> **TASK DIRECTIONS**
Reproduce the listing below in full and without alteration, apart from its pictures.

> **AVAILABLE DATA**
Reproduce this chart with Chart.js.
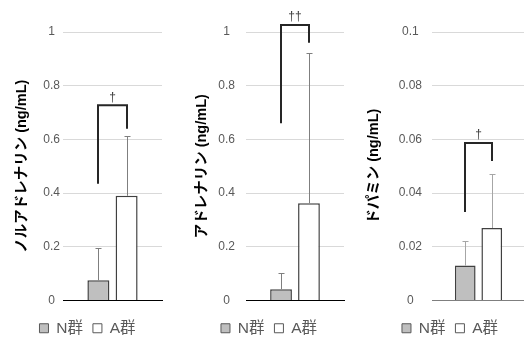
<!DOCTYPE html>
<html lang="ja">
<head>
<meta charset="UTF-8">
<title>カテコールアミン</title>
<script src="https://cdn.jsdelivr.net/npm/chart.js@4.4.0/dist/chart.umd.min.js"></script>
<style>
  html, body { margin: 0; padding: 0; background: #fff; overflow: hidden; }
  body { width: 524px; height: 341px; position: relative; }
  .panel { position: absolute; top: 0; }
</style>
</head>
<body>
<div class="panel" style="left:0px"><canvas id="c1" width="175" height="346"></canvas></div>
<div class="panel" style="left:181px"><canvas id="c2" width="176" height="346"></canvas></div>
<div class="panel" style="left:362px"><canvas id="c3" width="176" height="346"></canvas></div>
<script>
// グループ
const groups = ['N群', 'A群'];

// ノルアドレナリン
const norMean = [0.075, 0.39];
const norSD = [0.122, 0.222];
const norBracket = [0.435, 0.727, 0.64];
const norTicks = ['0', '0.2', '0.4', '0.6', '0.8', '1'];

// アドレナリン
const adrMean = [0.042, 0.362];
const adrSD = [0.062, 0.561];
const adrBracket = [0.66, 1.026, 0.96];
const adrTicks = ['0', '0.2', '0.4', '0.6', '0.8', '1'];

// ドパミン
const dopMean = [0.013, 0.027];
const dopSD = [0.009, 0.020];
const dopBracket = [0.033, 0.0587, 0.052];
const dopTicks = ['0', '0.02', '0.04', '0.06', '0.08', '0.1'];

const fontFam = '"Liberation Sans", Arial, "Noto Sans CJK JP", sans-serif';

// エラーバー（上側のみ）と有意差の括弧
const extras = {
  id: 'extras',
  afterDatasetsDraw(chart, args, o) {
    const ctx = chart.ctx, y = chart.scales.y;
    ctx.save();
    ctx.strokeStyle = o.errColor;
    ctx.lineWidth = 1;
    o.sd.forEach((sd, i) => {
      const bar = chart.getDatasetMeta(i).data[0];
      const x = Math.round(bar.x) + 0.5;
      const top = Math.round(y.getPixelForValue(o.mean[i] + sd)) + 0.5;
      ctx.beginPath();
      ctx.moveTo(x, bar.y);
      ctx.lineTo(x, top);
      ctx.moveTo(x - 3, top);
      ctx.lineTo(x + 3, top);
      ctx.stroke();
    });
    ctx.restore();
  },
  afterDraw(chart, args, o) {
    const ctx = chart.ctx, y = chart.scales.y;
    const x1 = Math.round(chart.getDatasetMeta(0).data[0].x);
    const x2 = Math.round(chart.getDatasetMeta(1).data[0].x);
    const b = o.bracket;
    const yTop = y.getPixelForValue(b[1]);
    ctx.save();
    ctx.strokeStyle = '#262626';
    ctx.lineWidth = 2;
    ctx.lineJoin = 'miter';
    ctx.beginPath();
    ctx.moveTo(x1, y.getPixelForValue(b[0]));
    ctx.lineTo(x1, yTop);
    ctx.lineTo(x2, yTop);
    ctx.lineTo(x2, y.getPixelForValue(b[2]));
    ctx.stroke();
    ctx.fillStyle = '#404040';
    ctx.font = '12px ' + fontFam;
    ctx.textAlign = 'center';
    ctx.textBaseline = 'bottom';
    ctx.fillText(o.mark, (x1 + x2) / 2, yTop - 2);
    ctx.restore();
  }
};

function makePanel(id, title, mean, sd, bracket, mark, ticks, max, step, cfg) {
  new Chart(document.getElementById(id), {
    type: 'bar',
    data: {
      labels: [''],
      datasets: [
        { label: groups[0], data: [mean[0]], backgroundColor: '#bfbfbf', borderColor: '#404040', borderWidth: 1.5 },
        { label: groups[1], data: [mean[1]], backgroundColor: '#ffffff', borderColor: '#404040', borderWidth: 1.5 }
      ]
    },
    options: {
      responsive: false,
      animation: false,
      devicePixelRatio: 1,
      categoryPercentage: 0.57,
      barPercentage: 0.78,
      layout: { padding: { top: 32, left: 0, right: 0, bottom: 0 } },
      scales: {
        x: {
          grid: { display: false, drawTicks: true, tickLength: 10 },
          ticks: { display: false },
          border: { display: true, color: cfg.axisColor, width: 1 }
        },
        y: {
          min: 0, max: max,
          ticks: {
            stepSize: step,
            padding: cfg.tickPad,
            crossAlign: 'center',
            color: '#595959',
            font: { family: fontFam, size: 12 },
            callback: (v, i) => ticks[i]
          },
          grid: { color: '#d9d9d9', drawTicks: false },
          border: { display: false },
          title: {
            display: true,
            text: title,
            color: '#000',
            font: { family: fontFam, size: 14.5, weight: 'bold' },
            padding: { top: cfg.titlePad, bottom: 0 }
          },
          afterFit(s) { s.width = cfg.yWidth; }
        },
        sp: {
          position: 'right',
          display: true,
          grid: { display: false },
          ticks: { display: false },
          border: { display: false },
          afterFit(s) { s.width = 13; }
        }
      },
      plugins: {
        legend: {
          position: 'bottom',
          labels: {
            boxWidth: 9, boxHeight: 9, padding: 10,
            color: '#595959',
            font: { family: fontFam, size: 15.5 },
            generateLabels(chart) {
              return Chart.defaults.plugins.legend.labels.generateLabels(chart)
                .map(l => Object.assign(l, { lineWidth: 1, strokeStyle: '#595959' }));
            }
          }
        },
        tooltip: { enabled: false },
        extras: { mean: mean, sd: sd, bracket: bracket, mark: mark, errColor: cfg.errColor }
      }
    },
    plugins: [extras]
  });
}

makePanel('c1', 'ノルアドレナリン (ng/mL)', norMean, norSD, norBracket, '†', norTicks, 1, 0.2,
  { yWidth: 63, tickPad: 3, titlePad: 13, axisColor: '#000', errColor: '#7f7f7f' });
makePanel('c2', 'アドレナリン (ng/mL)', adrMean, adrSD, adrBracket, '††', adrTicks, 1, 0.2,
  { yWidth: 65, tickPad: 11, titlePad: 12, axisColor: '#000', errColor: '#7f7f7f' });
makePanel('c3', 'ドパミン (ng/mL)', dopMean, dopSD, dopBracket, '†', dopTicks, 0.1, 0.02,
  { yWidth: 70, tickPad: 10, titlePad: 3, axisColor: '#7f7f7f', errColor: '#a6a6a6' });
</script>
</body>
</html>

> **PROBLEM SOLUTION**
Reproduce this chart with Chart.js.
<!DOCTYPE html>
<html lang="ja">
<head>
<meta charset="UTF-8">
<title>カテコールアミン</title>
<script src="https://cdn.jsdelivr.net/npm/chart.js@4.4.0/dist/chart.umd.min.js"></script>
<style>
  html, body { margin: 0; padding: 0; background: #fff; overflow: hidden; }
  body { width: 524px; height: 341px; position: relative; }
  .panel { position: absolute; top: 0; }
</style>
</head>
<body>
<div class="panel" style="left:0px"><canvas id="c1" width="175" height="346"></canvas></div>
<div class="panel" style="left:181px"><canvas id="c2" width="176" height="346"></canvas></div>
<div class="panel" style="left:362px"><canvas id="c3" width="176" height="346"></canvas></div>
<script>
// グループ
const groups = ['N群', 'A群'];

// ノルアドレナリン
const norMean = [0.075, 0.39];
const norSD = [0.122, 0.222];
const norBracket = [0.435, 0.727, 0.64];
const norTicks = ['0', '0.2', '0.4', '0.6', '0.8', '1'];

// アドレナリン
const adrMean = [0.042, 0.362];
const adrSD = [0.062, 0.561];
const adrBracket = [0.66, 1.026, 0.96];
const adrTicks = ['0', '0.2', '0.4', '0.6', '0.8', '1'];

// ドパミン
const dopMean = [0.013, 0.027];
const dopSD = [0.009, 0.020];
const dopBracket = [0.033, 0.0587, 0.052];
const dopTicks = ['0', '0.02', '0.04', '0.06', '0.08', '0.1'];

const fontFam = '"Liberation Sans", Arial, "Noto Sans CJK JP", sans-serif';

// エラーバー（上側のみ）と有意差の括弧
const extras = {
  id: 'extras',
  afterDatasetsDraw(chart, args, o) {
    const ctx = chart.ctx, y = chart.scales.y;
    ctx.save();
    ctx.strokeStyle = o.errColor;
    ctx.lineWidth = 1;
    o.sd.forEach((sd, i) => {
      const bar = chart.getDatasetMeta(i).data[0];
      const x = Math.round(bar.x) + 0.5;
      const top = Math.round(y.getPixelForValue(o.mean[i] + sd)) + 0.5;
      ctx.beginPath();
      ctx.moveTo(x, bar.y);
      ctx.lineTo(x, top);
      ctx.moveTo(x - 3, top);
      ctx.lineTo(x + 3, top);
      ctx.stroke();
    });
    ctx.restore();
  },
  afterDraw(chart, args, o) {
    const ctx = chart.ctx, y = chart.scales.y;
    const x1 = Math.round(chart.getDatasetMeta(0).data[0].x);
    const x2 = Math.round(chart.getDatasetMeta(1).data[0].x);
    const b = o.bracket;
    const yTop = y.getPixelForValue(b[1]);
    ctx.save();
    ctx.strokeStyle = '#262626';
    ctx.lineWidth = 2;
    ctx.lineJoin = 'miter';
    ctx.beginPath();
    ctx.moveTo(x1, y.getPixelForValue(b[0]));
    ctx.lineTo(x1, yTop);
    ctx.lineTo(x2, yTop);
    ctx.lineTo(x2, y.getPixelForValue(b[2]));
    ctx.stroke();
    ctx.fillStyle = '#404040';
    ctx.font = '12px ' + fontFam;
    ctx.textAlign = 'center';
    ctx.textBaseline = 'bottom';
    ctx.fillText(o.mark, (x1 + x2) / 2, yTop - 2);
    ctx.restore();
  }
};

function makePanel(id, title, mean, sd, bracket, mark, ticks, max, step, cfg) {
  new Chart(document.getElementById(id), {
    type: 'bar',
    data: {
      labels: [''],
      datasets: [
        { label: groups[0], data: [mean[0]], backgroundColor: '#bfbfbf', borderColor: '#404040', borderWidth: 1.5 },
        { label: groups[1], data: [mean[1]], backgroundColor: '#ffffff', borderColor: '#404040', borderWidth: 1.5 }
      ]
    },
    options: {
      responsive: false,
      animation: false,
      devicePixelRatio: 1,
      categoryPercentage: 0.57,
      barPercentage: 0.78,
      layout: { padding: { top: 32, left: 0, right: 0, bottom: 0 } },
      scales: {
        x: {
          grid: { display: false, drawTicks: true, tickLength: 10 },
          ticks: { display: false },
          border: { display: true, color: cfg.axisColor, width: 1 }
        },
        y: {
          min: 0, max: max,
          ticks: {
            stepSize: step,
            padding: cfg.tickPad,
            crossAlign: 'center',
            color: '#595959',
            font: { family: fontFam, size: 12 },
            callback: (v, i) => ticks[i]
          },
          grid: { color: '#d9d9d9', drawTicks: false },
          border: { display: false },
          title: {
            display: true,
            text: title,
            color: '#000',
            font: { family: fontFam, size: 14.5, weight: 'bold' },
            padding: { top: cfg.titlePad, bottom: 0 }
          },
          afterFit(s) { s.width = cfg.yWidth; }
        },
        sp: {
          position: 'right',
          display: true,
          grid: { display: false },
          ticks: { display: false },
          border: { display: false },
          afterFit(s) { s.width = 13; }
        }
      },
      plugins: {
        legend: {
          position: 'bottom',
          labels: {
            boxWidth: 9, boxHeight: 9, padding: 10,
            color: '#595959',
            font: { family: fontFam, size: 15.5 },
            generateLabels(chart) {
              return Chart.defaults.plugins.legend.labels.generateLabels(chart)
                .map(l => Object.assign(l, { lineWidth: 1, strokeStyle: '#595959' }));
            }
          }
        },
        tooltip: { enabled: false },
        extras: { mean: mean, sd: sd, bracket: bracket, mark: mark, errColor: cfg.errColor }
      }
    },
    plugins: [extras]
  });
}

makePanel('c1', 'ノルアドレナリン (ng/mL)', norMean, norSD, norBracket, '†', norTicks, 1, 0.2,
  { yWidth: 63, tickPad: 3, titlePad: 13, axisColor: '#000', errColor: '#7f7f7f' });
makePanel('c2', 'アドレナリン (ng/mL)', adrMean, adrSD, adrBracket, '††', adrTicks, 1, 0.2,
  { yWidth: 65, tickPad: 11, titlePad: 12, axisColor: '#000', errColor: '#7f7f7f' });
makePanel('c3', 'ドパミン (ng/mL)', dopMean, dopSD, dopBracket, '†', dopTicks, 0.1, 0.02,
  { yWidth: 70, tickPad: 10, titlePad: 3, axisColor: '#7f7f7f', errColor: '#a6a6a6' });
</script>
</body>
</html>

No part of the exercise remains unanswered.